━━ Provided entries ━━
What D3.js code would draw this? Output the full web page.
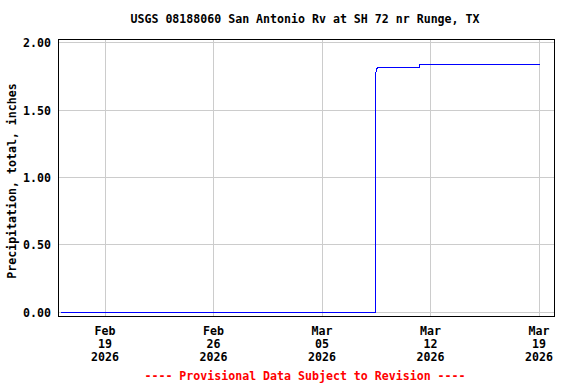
<!DOCTYPE html>
<html><head><meta charset="utf-8">
<script src="https://cdn.jsdelivr.net/npm/d3@7"></script>
<style>body{margin:0;background:#fff}svg{display:block}text{font-family:"DejaVu Sans Mono",monospace;font-weight:bold;font-size:11.6px}</style>
</head><body>
<script>
const title = "USGS 08188060 San Antonio Rv at SH 72 nr Runge, TX";
const yTitle = "Precipitation, total, inches";
const footer = "---- Provisional Data Subject to Revision ----";
const times = ["2026-02-16T03:00","2026-03-08T10:15","2026-03-08T10:30","2026-03-08T12:00","2026-03-08T15:00","2026-03-11T06:30","2026-03-11T06:45","2026-03-19T00:00"];
const values = [0.00, 0.00, 1.75, 1.81, 1.82, 1.82, 1.84, 1.84];
const xTicks = ["2026-02-19","2026-02-26","2026-03-05","2026-03-12","2026-03-19"];
const yTicks = [0, 0.5, 1.0, 1.5, 2.0];

const W=576,H=384, L=58, R=554, T=39, B=316;
const parse = d3.timeParse("%Y-%m-%dT%H:%M"), parseD = d3.timeParse("%Y-%m-%d");
const x = d3.scaleTime().domain([parseD("2026-02-16"), parseD("2026-03-20")]).range([L,R]);
const y = d3.scaleLinear().domain([0,2]).range([312.7,43.3]);
const svg = d3.select("body").append("svg").attr("width",W).attr("height",H);

svg.append("text").attr("x",305).attr("y",23).attr("text-anchor","middle").text(title);

const g = svg.append("g").attr("shape-rendering","crispEdges");
g.selectAll(".vg").data(xTicks.map(parseD)).join("line")
  .attr("x1",d=>Math.round(x(d))+0.5).attr("x2",d=>Math.round(x(d))+0.5).attr("y1",T).attr("y2",B)
  .attr("stroke","#cccccc").attr("stroke-width",1);
g.selectAll(".hg").data(yTicks).join("line")
  .attr("y1",d=>Math.round(y(d))-0.5).attr("y2",d=>Math.round(y(d))-0.5).attr("x1",L).attr("x2",R)
  .attr("stroke","#cccccc").attr("stroke-width",1);

const data = times.map((t,i)=>({t:parse(t), v:values[i]}));
svg.append("path").datum(data)
  .attr("d", d3.line().x(d=>Math.round(x(d.t))+0.5).y(d=>Math.round(y(d.v))-0.5))
  .attr("fill","none").attr("stroke","#0000ff").attr("stroke-width",1).attr("shape-rendering","crispEdges");

svg.append("rect").attr("x",L+0.5).attr("y",T+0.5).attr("width",R-L).attr("height",B-T)
  .attr("fill","none").attr("stroke","#000").attr("stroke-width",1).attr("shape-rendering","crispEdges");

svg.selectAll(".yl").data(yTicks).join("text")
  .attr("x",51).attr("y",d=>y(d)+4).attr("text-anchor","end").text(d=>d.toFixed(2));

const fmt = [d3.timeFormat("%b"), d3.timeFormat("%d"), d3.timeFormat("%Y")];
xTicks.map(parseD).forEach(d=>{
  fmt.forEach((f,i)=>{
    svg.append("text").attr("x",x(d)+0.5).attr("y",335+13*i).attr("text-anchor","middle").text(f(d));
  });
});

svg.append("text").attr("transform","translate(16,181) rotate(-90)").attr("text-anchor","middle").text(yTitle);
svg.append("text").attr("x",305).attr("y",380).attr("text-anchor","middle").attr("fill","#ff0000").text(footer);
</script>
</body></html>
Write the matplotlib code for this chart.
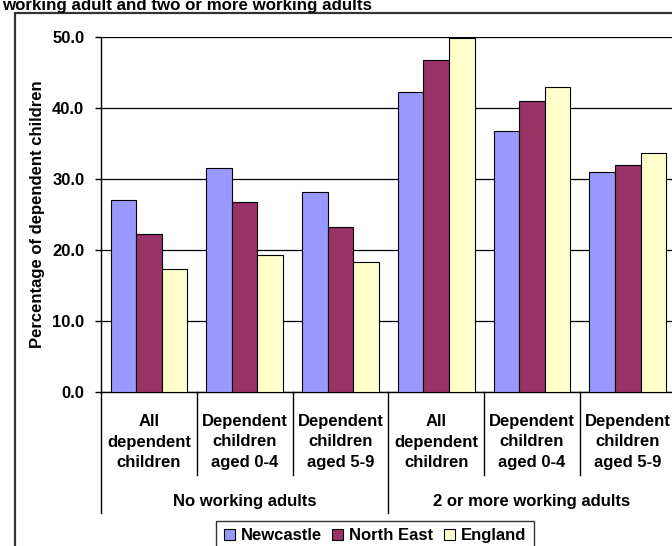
import matplotlib

matplotlib.use("Agg")
import matplotlib.pyplot as plt
import matplotlib.transforms as mtransforms
from matplotlib.patches import Rectangle
import numpy as np

plt.rcParams["font.family"] = ["Liberation Sans", "DejaVu Sans"]
plt.rcParams["font.weight"] = "bold"

# data
categories = [
    "All\ndependent\nchildren",
    "Dependent\nchildren\naged 0-4",
    "Dependent\nchildren\naged 5-9",
    "All\ndependent\nchildren",
    "Dependent\nchildren\naged 0-4",
    "Dependent\nchildren\naged 5-9",
]
groups = ["No working adults", "2 or more working adults"]
series = ["Newcastle", "North East", "England"]
newcastle = [27.0, 31.5, 28.1, 42.3, 36.8, 31.0]
north_east = [22.2, 26.7, 23.2, 46.8, 41.0, 32.0]
england = [17.3, 19.3, 18.3, 49.8, 42.9, 33.6]
colors = ["#9999FF", "#993366", "#FFFFCC"]
title = "working adult and two or more working adults"
ylabel = "Percentage of dependent children"

W, H = 672, 546
fig = plt.figure(figsize=(W / 100, H / 100), dpi=100)

# plot area in pixels: x 101..675.7, y 37..392
left, right, top, bottom = 101, 675.7, 37, 392
ax = fig.add_axes([left / W, 1 - bottom / H, (right - left) / W, (bottom - top) / H])

# outer chart frame (runs off the right and bottom edge)
fig.patches.append(
    Rectangle((14.5 / W, -0.1), 1.2, 1 - 12.7 / H + 0.1, transform=fig.transFigure,
              fill=False, edgecolor="#333333", linewidth=1.6, zorder=0)
)

# second line of the title; the first line is off the top of the image
fig.text(2 / W, 1 - 10 / H, title, fontsize=12.2, fontweight="bold", ha="left", va="baseline")

n = len(categories)
x = np.arange(n)
bw = 1 / 3.75
values = [newcastle, north_east, england]
for k, (vals, name, col) in enumerate(zip(values, series, colors)):
    ax.bar(x + 0.1 + k * bw, vals, width=bw, align="edge", color=col,
           edgecolor="black", linewidth=0.8, label=name, zorder=3)

ax.set_xlim(0, n)
ax.set_ylim(0, 50)
ax.set_yticks(np.arange(0, 51, 10))
ax.set_yticklabels([f"{v:.1f}" for v in np.arange(0, 51, 10)], fontsize=12, fontweight="bold")
ax.tick_params(axis="y", length=4, width=1, pad=8, direction="out")
ax.set_xticks([])
ax.grid(axis="y", color="black", linewidth=0.9, zorder=0)
ax.set_axisbelow(True)
for side in ["top", "right"]:
    ax.spines[side].set_visible(False)
ax.spines["left"].set_linewidth(1)
ax.spines["bottom"].set_linewidth(1)

ax.set_ylabel(ylabel, fontsize=12, fontweight="bold")
ax.yaxis.set_label_coords((45 - left) / (right - left), 0.5)

# category labels and separators below the axis
trans = mtransforms.blended_transform_factory(ax.transData, fig.transFigure)
for i, lab in enumerate(categories):
    ax.text(i + 0.5, 1 - 442 / H, lab, transform=trans, ha="center", va="center",
            fontsize=12, fontweight="bold", linespacing=1.45)
for i in range(n + 1):
    y_end = 512.7 if i % 3 == 0 else 475
    ax.plot([i, i], [1 - bottom / H, 1 - y_end / H], transform=trans, color="black",
            linewidth=1, clip_on=False)
for g, name in enumerate(groups):
    ax.text(g * 3 + 1.5, 1 - 501.7 / H, name, transform=trans, ha="center", va="center",
            fontsize=12, fontweight="bold")

leg = fig.legend(loc="upper center", bbox_to_anchor=(375 / W, 1 - 520.7 / H), ncol=3,
                 prop={"size": 12, "weight": "bold"}, frameon=True, fancybox=False,
                 handlelength=0.65, handleheight=0.65, handletextpad=0.35,
                 columnspacing=0.65, borderpad=0.45, borderaxespad=0)
leg.get_frame().set_edgecolor("black")
leg.get_frame().set_linewidth(1)

fig.savefig("out.png", dpi=100)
━━━
**Written task:** Which lines above contain the word "code"? Copy each of them.

**Solution:**
What D3.js code would draw this? Output the full web page.
Write the matplotlib code for this chart.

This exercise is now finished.